Basic column information and counts

In [None]:
df.info()

##### Data profiling
This can be written to disk using the to_file(filename) command or it can be displayed directly

In [None]:
pr = ProfileReport(df, explorative = True)
pr.to_file("00-EDA-template-profile.html")

#### Pairwise analysis

In [None]:
# Set the default theme for seaborn
sns.set_theme()
sns.pairplot(df[df.columns])

# Generate Great Expectations

#### Import the necessary packages

In [None]:
from datetime import datetime
import great_expectations as ge
import great_expectations.jupyter_ux
from great_expectations.data_context.types.resource_identifiers import ValidationResultIdentifier
from great_expectations.dataset import (
    PandasDataset,
    MetaPandasDataset,
)
from great_expectations.profile import BasicSuiteBuilderProfiler

#### Convert your dataframe into a GE dataframe

In [None]:
ge_df = ge.from_pandas(df)

#### Load the template 
The directory here is built by the command `great_expectations init,` but the cookiecutter template should have this already populated for you.
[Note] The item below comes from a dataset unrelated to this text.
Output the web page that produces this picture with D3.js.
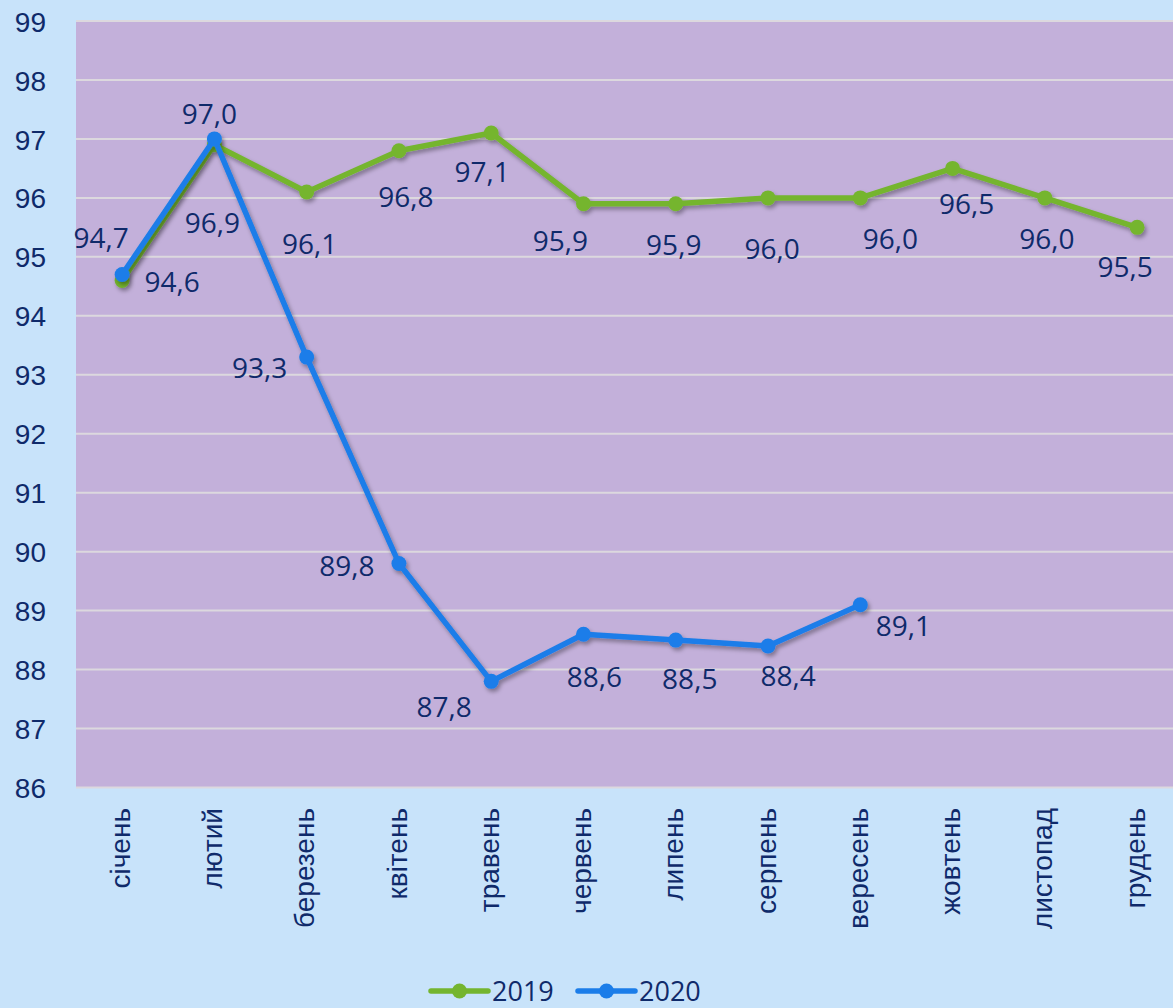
<!DOCTYPE html>
<html lang="uk">
<head>
    <meta charset="utf-8">
    <title>2019 / 2020</title>
    <script src="https://d3js.org/d3.v7.min.js" charset="utf-8"></script>
    <style type="text/css">
        html, body
        {
            margin: 0;
            padding: 0;
            background-color: #c8e3fa;
        }
        svg
        {
            display: block;
            font-family: "Open Sans", "Noto Sans", sans-serif;
        }
        .lbl
        {
            fill: #0f2a6a;
            font-size: 28px;
        }
        .leg
        {
            fill: #0f2a6a;
            font-size: 27px;
        }
    </style>
</head>
<body>
    <div id="chart_div"></div>
    <script>
    "use strict";

    // months
    var months = ["січень", "лютий", "березень", "квітень", "травень", "червень",
                  "липень", "серпень", "вересень", "жовтень", "листопад", "грудень"];
    var values2019 = [94.6, 96.9, 96.1, 96.8, 97.1, 95.9, 95.9, 96.0, 96.0, 96.5, 96.0, 95.5];
    var values2020 = [94.7, 97.0, 93.3, 89.8, 87.8, 88.6, 88.5, 88.4, 89.1];
    var yTicks = [86, 87, 88, 89, 90, 91, 92, 93, 94, 95, 96, 97, 98, 99];
    var seriesNames = ["2019", "2020"];

    // where each data label sits, relative to its point (px)
    var offsets2019 = [[50, 1], [-2, 78], [3, 52], [7, 46], [-9, 39], [-23, 37],
                       [-2, 41], [4, 51], [30, 41], [14, 36], [2, 41], [-12, 40]];
    var offsets2020 = [[-21, -37], [-5, -25], [-47, 11], [-52, 2], [-47, 26],
                       [11, 43], [14, 39], [20, 30], [43, 21]];

    var svg_width = 1173;
    var svg_height = 1008;
    var plot_left = 76;
    var plot_top = 21;
    var plot_bottom = 787.5;
    var green = "#74b52f";
    var blue = "#1b7de9";

    var svg = d3.select("#chart_div")
        .append("svg")
        .attr("width", svg_width)
        .attr("height", svg_height);

    var defs = svg.append("defs");
    defs.append("filter")
        .attr("id", "shadow")
        .attr("x", "-10%").attr("y", "-10%")
        .attr("width", "120%").attr("height", "120%")
        .append("feDropShadow")
        .attr("dx", 2).attr("dy", 3)
        .attr("stdDeviation", 2)
        .attr("flood-color", "#000")
        .attr("flood-opacity", 0.35);

    var xscale = d3.scaleBand()
        .domain(months)
        .range([plot_left, plot_left + 12 * 92.27]);
    var yscale = d3.scaleLinear()
        .domain([86, 99])
        .range([plot_bottom, plot_top]);

    function cx(i)
    {
        return xscale(months[i]) + xscale.bandwidth() / 2;
    }

    var comma = d3.formatLocale({decimal: ",", thousands: " ", grouping: [3], currency: ["", ""]}).format(".1f");

    // plot area
    svg.append("rect")
        .attr("x", plot_left)
        .attr("y", plot_top - 1)
        .attr("width", svg_width - plot_left)
        .attr("height", plot_bottom - plot_top + 1)
        .attr("fill", "#c3b0da");

    // gridlines
    svg.append("g")
        .selectAll("line")
        .data(yTicks)
        .enter()
        .append("line")
        .attr("x1", plot_left)
        .attr("x2", svg_width)
        .attr("y1", function(d) { return yscale(d); })
        .attr("y2", function(d) { return yscale(d); })
        .attr("stroke", "#dcd8de")
        .attr("stroke-width", 2);

    // y axis
    var yaxis = d3.axisLeft(yscale).tickValues(yTicks).tickSize(0).tickPadding(0);
    var yg = svg.append("g")
        .attr("transform", "translate(46,0)")
        .call(yaxis);
    yg.select(".domain").remove();
    yg.selectAll("text")
        .attr("class", "lbl")
        .attr("dy", "0.36em")
        .attr("font-family", null)
        .attr("font-size", null);

    // x axis, labels turned
    var xaxis = d3.axisBottom(xscale).tickSize(0).tickPadding(0);
    var xg = svg.append("g")
        .attr("transform", "translate(0,808)")
        .call(xaxis);
    xg.select(".domain").remove();
    xg.selectAll("text")
        .attr("class", "lbl")
        .attr("font-family", null)
        .attr("font-size", null)
        .attr("text-anchor", "end")
        .attr("transform", "rotate(-90)")
        .attr("x", 0)
        .attr("y", 0)
        .attr("dy", "0.27em");

    var line = d3.line()
        .x(function(d, i) { return cx(i); })
        .y(function(d) { return yscale(d); });

    function drawSeries(vals, color)
    {
        var g = svg.append("g").attr("filter", "url(#shadow)");
        g.append("path")
            .datum(vals)
            .attr("d", line)
            .attr("fill", "none")
            .attr("stroke", color)
            .attr("stroke-width", 5.5)
            .attr("stroke-linejoin", "round");
        g.selectAll("circle")
            .data(vals)
            .enter()
            .append("circle")
            .attr("cx", function(d, i) { return cx(i); })
            .attr("cy", function(d) { return yscale(d); })
            .attr("r", 7.5)
            .attr("fill", color);
    }

    function drawLabels(vals, offs)
    {
        svg.append("g")
            .selectAll("text")
            .data(vals)
            .enter()
            .append("text")
            .attr("class", "lbl")
            .attr("text-anchor", "middle")
            .attr("x", function(d, i) { return cx(i) + offs[i][0]; })
            .attr("y", function(d, i) { return yscale(d) + offs[i][1]; })
            .attr("dy", "0.36em")
            .text(function(d) { return comma(d); });
    }

    drawSeries(values2019, green);
    drawSeries(values2020, blue);
    drawLabels(values2019, offsets2019);
    drawLabels(values2020, offsets2020);

    // legend
    var legend = svg.append("g").attr("transform", "translate(0,991)");
    var legendItems = [[seriesNames[0], green, 431], [seriesNames[1], blue, 578]];
    legendItems.forEach(function(it)
    {
        var lg = legend.append("g").attr("transform", "translate(" + it[2] + ",0)");
        lg.append("line")
            .attr("x1", 0).attr("x2", 57)
            .attr("y1", 0).attr("y2", 0)
            .attr("stroke", it[1])
            .attr("stroke-width", 5.5)
            .attr("stroke-linecap", "round");
        lg.append("circle")
            .attr("cx", 28.5).attr("cy", 0)
            .attr("r", 7.5)
            .attr("fill", it[1]);
        lg.append("text")
            .attr("class", "leg")
            .attr("x", 61)
            .attr("dy", "0.36em")
            .text(it[0]);
    });
    </script>
</body>
</html>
This is where your expectations will get saved, and this is where Dagster will pull them from to run validation against flows.

In [None]:
context = ge.data_context.DataContext(context_root_dir=get_project_root().joinpath("dagster/great_expectations"))
# Name your suite whatever you want. This is the project template name
expectation_suite_name = "{{cookiecutter.project_slug}}.basic.warning"
# The arg overwrite_existing=True can be added if you want to overwrite stuff that is already there
es = context.create_expectation_suite(expectation_suite_name)
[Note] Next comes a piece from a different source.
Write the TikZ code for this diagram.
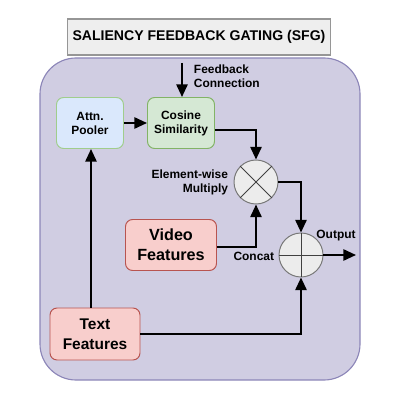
\documentclass[tikz,border=0pt]{standalone}
\usepackage{fontspec}
\setmainfont{Liberation Sans}
\usepackage{tikz}
\usetikzlibrary{arrows.meta,positioning,calc}
\definecolor{panelfill}{RGB}{208,205,226}
\definecolor{paneldraw}{RGB}{140,134,184}
\definecolor{titlefill}{RGB}{238,238,238}
\definecolor{titledraw}{RGB}{150,150,150}
\definecolor{poolfill}{RGB}{218,232,252}
\definecolor{pooldraw}{RGB}{160,205,140}
\definecolor{cosfill}{RGB}{213,232,212}
\definecolor{cosdraw}{RGB}{130,179,102}
\definecolor{featfill}{RGB}{248,206,204}
\definecolor{featdraw}{RGB}{184,84,80}
\definecolor{opfill}{RGB}{236,236,236}
\definecolor{opdraw}{RGB}{120,120,120}

\begin{document}
\begin{tikzpicture}[x=0.025cm, y=-0.025cm, font=\bfseries\fontsize{8.5}{10}\selectfont,
    flow/.style={-{Triangle[length=9pt,width=8pt]}, line width=1.4pt},
    block/.style={rectangle, rounded corners=5pt, draw, line width=0.7pt, align=center, inner sep=0pt},
    opnode/.style={circle, draw=opdraw, fill=opfill, line width=0.7pt, minimum size=44*0.025cm, inner sep=0pt}]
        \useasboundingbox (0,0) rectangle (400,400);

        % panel and title
        \node[draw=paneldraw, fill=panelfill, line width=0.8pt, rectangle, rounded corners=36*0.025cm, minimum width=320*0.025cm, minimum height=322*0.025cm] (panel) at (200,219) {};
        \node[draw=titledraw, fill=titlefill, line width=0.8pt, rectangle, minimum width=259*0.025cm, minimum height=36*0.025cm, font=\bfseries\fontsize{10}{12}\selectfont] (title) at (199,37) {SALIENCY FEEDBACK GATING (SFG)};

        % blocks
        \node[block, draw=pooldraw, fill=poolfill, minimum width=67*0.025cm, minimum height=51*0.025cm] (pooler) at (90,123) {Attn.\\Pooler};
        \node[block, draw=cosdraw, fill=cosfill, minimum width=67*0.025cm, minimum height=51*0.025cm] (cosine) at (181,123) {Cosine\\Similarity};
        \node[block, draw=featdraw, fill=featfill, minimum width=91*0.025cm, minimum height=51*0.025cm, font=\bfseries\fontsize{11.5}{14}\selectfont] (video) at (171,245) {Video\\Features};
        \node[block, draw=featdraw, fill=featfill, minimum width=90*0.025cm, minimum height=52*0.025cm, font=\bfseries\fontsize{11}{14}\selectfont] (text) at (95,334) {Text\\Features};

        % operators
        \node[opnode] (mult) at (256,182) {};
        \node[opnode] (concat) at (301,255) {};
        \draw[draw=black!75, line width=0.7pt] (mult.north west) -- (mult.south east) (mult.north east) -- (mult.south west);
        \draw[draw=black!75, line width=0.7pt] (concat.north) -- (concat.south) (concat.west) -- (concat.east);

        % labels
        \coordinate (fbtop) at (182,63);
        \coordinate (outend) at (356,255);
        \node[align=left, anchor=west] (fblabel) at (189,76) {Feedback\\Connection};
        \node[align=right, anchor=east] (multlabel) at (233,182) {Element-wise\\Multiply};
        \node[anchor=east] (concatlabel) at (279,256) {Concat};
        \node[anchor=south] (outlabel) at (336,246) {Output};

        % connections
        \draw[flow] (fbtop) -- (fbtop |- cosine.north);
        \draw[flow] (pooler) -- (cosine);
        \draw[flow] (cosine.east |- 0,130) -| (mult.north);
        \draw[flow] (video.east |- 0,247) -| (mult.south);
        \draw[flow] (mult.east) -| (concat.north);
        \draw[flow] (concat.east) -- (outend);
        \draw[flow] (text.north -| 91,0) -- (pooler.south -| 91,0);
        \draw[flow] (text.east) -| (concat.south);
      \end{tikzpicture}
\end{document}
#### Configure the data you will use for creating expectations

In [None]:
# datasource can be changed to be non-pandas (a local file, a file in s3, another database)
# and the dataset will need to change accordingly
batch_kwargs = {
    'dataset': df,
    'datasource': "pandas"
}
batch = context.get_batch(batch_kwargs, expectation_suite_name)
#Test that the batch has data and see what it is
batch.head()

### Start to explore expectations

In [None]:
included_columns = [
    "store_order_id",
    "order_id",
    "store_id",
    "store_city",
    "store_state",
]
scaffold_config = {
    "included_columns" : included_columns
}
# This generates a bunch of expectations against your data that generally are bad, 
# but they give you a format to work against
suite, evr = BasicSuiteBuilderProfiler().profile(batch, profiler_configuration=scaffold_config)
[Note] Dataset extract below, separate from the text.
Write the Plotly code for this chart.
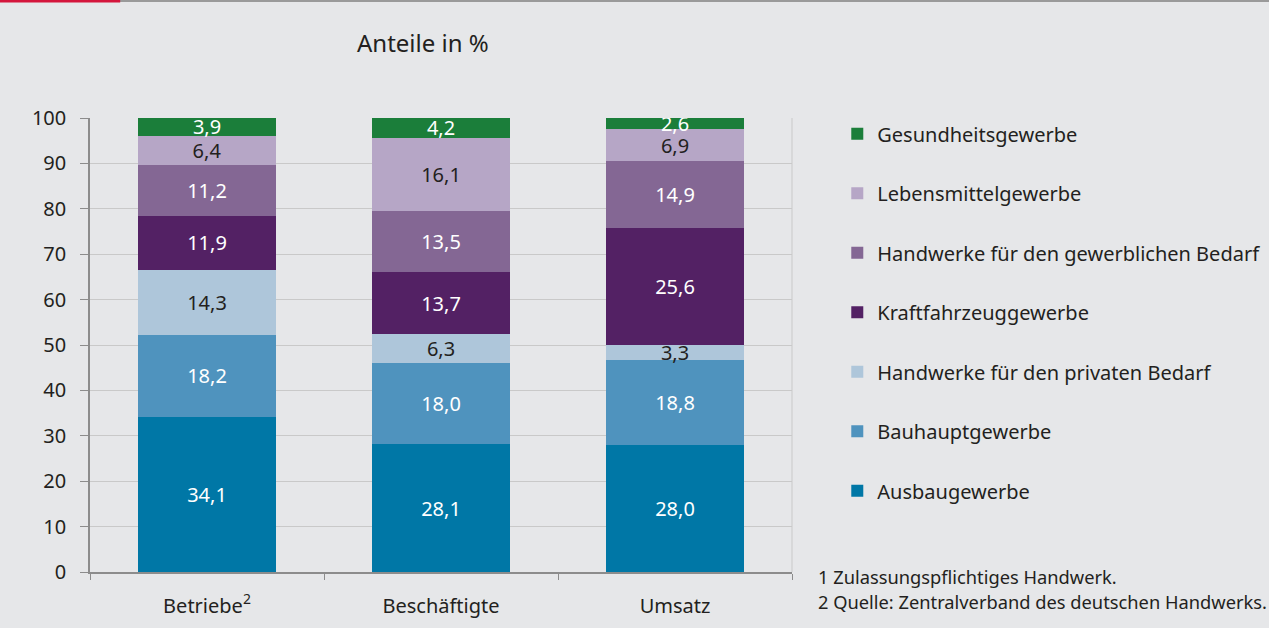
import plotly.graph_objects as go

categories = ["Betriebe<sup>2</sup>", "Beschäftigte", "Umsatz"]
series_names = [
    "Ausbaugewerbe",
    "Bauhauptgewerbe",
    "Handwerke für den privaten Bedarf",
    "Kraftfahrzeuggewerbe",
    "Handwerke für den gewerblichen Bedarf",
    "Lebensmittelgewerbe",
    "Gesundheitsgewerbe",
]
ausbau = [34.1, 28.1, 28.0]
bauhaupt = [18.2, 18.0, 18.8]
privat = [14.3, 6.3, 3.3]
kfz = [11.9, 13.7, 25.6]
gewerblich = [11.2, 13.5, 14.9]
lebensmittel = [6.4, 16.1, 6.9]
gesundheit = [3.9, 4.2, 2.6]
series_values = [ausbau, bauhaupt, privat, kfz, gewerblich, lebensmittel, gesundheit]
colors = ["#0077A6", "#4F93BE", "#AEC6DA", "#532164", "#846794", "#B6A6C6", "#1B7E3A"]
text_colors = ["white", "white", "#231F20", "white", "white", "#231F20", "white"]
y_ticks = [0, 10, 20, 30, 40, 50, 60, 70, 80, 90, 100]

FONT = "Noto Sans"
fig = go.Figure()
n = len(series_names)
for i, (name, vals) in enumerate(zip(series_names, series_values)):
    fig.add_trace(go.Bar(
        x=categories, y=vals, name=name,
        marker=dict(color=colors[i], line=dict(width=0)),
        texttemplate="%{y:.1f}", textposition="inside",
        insidetextanchor="middle", constraintext="none",
        textfont=dict(color=text_colors[i], size=20, family=FONT),
        legendgroup=name, legendrank=n - i, width=0.59,
    ))

fig.update_layout(
    barmode="stack",
    separators=",.",
    width=1269, height=628,
    paper_bgcolor="#E6E7E9", plot_bgcolor="#E6E7E9",
    margin=dict(l=90, r=477, t=118, b=56, autoexpand=False),
    font=dict(family=FONT, size=20, color="#231F20"),
    uniformtext=dict(minsize=20, mode="show"),
    showlegend=True,
    legend=dict(
        x=1.0645, y=1.008, xanchor="left", yanchor="top",
        traceorder="grouped", tracegroupgap=30.5, maxheight=600,
        font=dict(size=20, family=FONT, color="#231F20"),
        bgcolor="rgba(0,0,0,0)", itemclick=False,
    ),
    xaxis=dict(
        range=[-0.5, 2.5], showgrid=False, showline=True, linecolor="#8C8C8C", linewidth=1.5,
        ticks="outside", tickson="boundaries", ticklen=6, tickcolor="#8C8C8C",
        tickfont=dict(size=20, family=FONT), ticklabelstandoff=15, fixedrange=True,
    ),
    yaxis=dict(
        range=[0, 100], tickvals=y_ticks, showgrid=True, gridcolor="#C9C9C9", gridwidth=1,
        showline=True, linecolor="#8C8C8C", linewidth=1.5, ticks="outside", ticklen=8,
        tickcolor="#8C8C8C", tickfont=dict(size=20, family=FONT), ticklabelstandoff=10,
        zeroline=False, fixedrange=True,
    ),
    shapes=[
        dict(type="line", xref="paper", yref="paper", x0=1, x1=1, y0=0, y1=1,
             line=dict(color="#C9C9C9", width=1)),
        dict(type="line", xref="paper", yref="paper", x0=-0.13, x1=1.7, y0=1.2577, y1=1.2577,
             line=dict(color="#9A9A9A", width=2)),
        dict(type="line", xref="paper", yref="paper", x0=-0.13, x1=0.043, y0=1.2577, y1=1.2577,
             line=dict(color="#D4163C", width=3)),
    ],
    annotations=[
        dict(text="Anteile in %", xref="paper", yref="paper", x=0.475, y=1.167,
             xanchor="center", yanchor="middle",
             showarrow=False, font=dict(size=24, family=FONT, color="#231F20")),
        dict(text="1 Zulassungspflichtiges Handwerk.", xref="paper", yref="paper",
             x=1.0342, y=-0.011, xanchor="left", yanchor="middle", showarrow=False,
             font=dict(size=18.3, family=FONT, color="#231F20")),
        dict(text="2 Quelle: Zentralverband des deutschen Handwerks.", xref="paper", yref="paper",
             x=1.0342, y=-0.066, xanchor="left", yanchor="middle", showarrow=False,
             font=dict(size=18.3, family=FONT, color="#231F20")),
    ],
)

fig.write_html(
    "out.html",
    config={"displayModeBar": False},
    post_script="document.body.style.margin='0';document.body.style.overflow='hidden';",
)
### A few sample explorations to get started

In [None]:
batch.expect_column_quantile_values_to_be_between(
    column="store_order_id",
    allow_relative_error=False,
    quantile_ranges={
        "quantiles": [0.05, 0.25, 0.5, 0.75, 0.95],
        "value_ranges": [
            [39.0, 41.0],
            [127.0, 129.0],
            [391.0, 393.0],
            [1245.0, 1247.0],
            [5303.0, 5305.0],
        ],
    },
)

In [None]:
batch.expect_column_values_to_not_be_null(column="order_id", mostly=0.898)

In [None]:
batch.expect_column_values_to_not_be_in_set(column="store_state", value_set=["fakeville"] )

In [None]:
# Persist the expectations
context.save_expectation_suite(suite, expectation_suite_name)

### Test expectations by running validate against a dataset

In [None]:
# validate
results = context.run_validation_operator("action_list_operator", assets_to_validate=[batch])

# build the documentation for the result
validation_result_identifier = results.list_validation_result_identifiers()[0]
context.build_data_docs()
data_docs_urls = context.get_docs_sites_urls(
            resource_identifier=validation_result_identifier,
            only_if_exists=False,
        )
urls_to_open = [site["site_url"] for site in data_docs_urls]
url = urls_to_open[0].replace('file:///work/', 'http://localhost:8888/view/')

# You'll need to paste this in your browser if you are running this in the container
# if needed you can add `+f'?token={access_token}' to the end of the above line where the access token 
# is generated by your notebook server 
url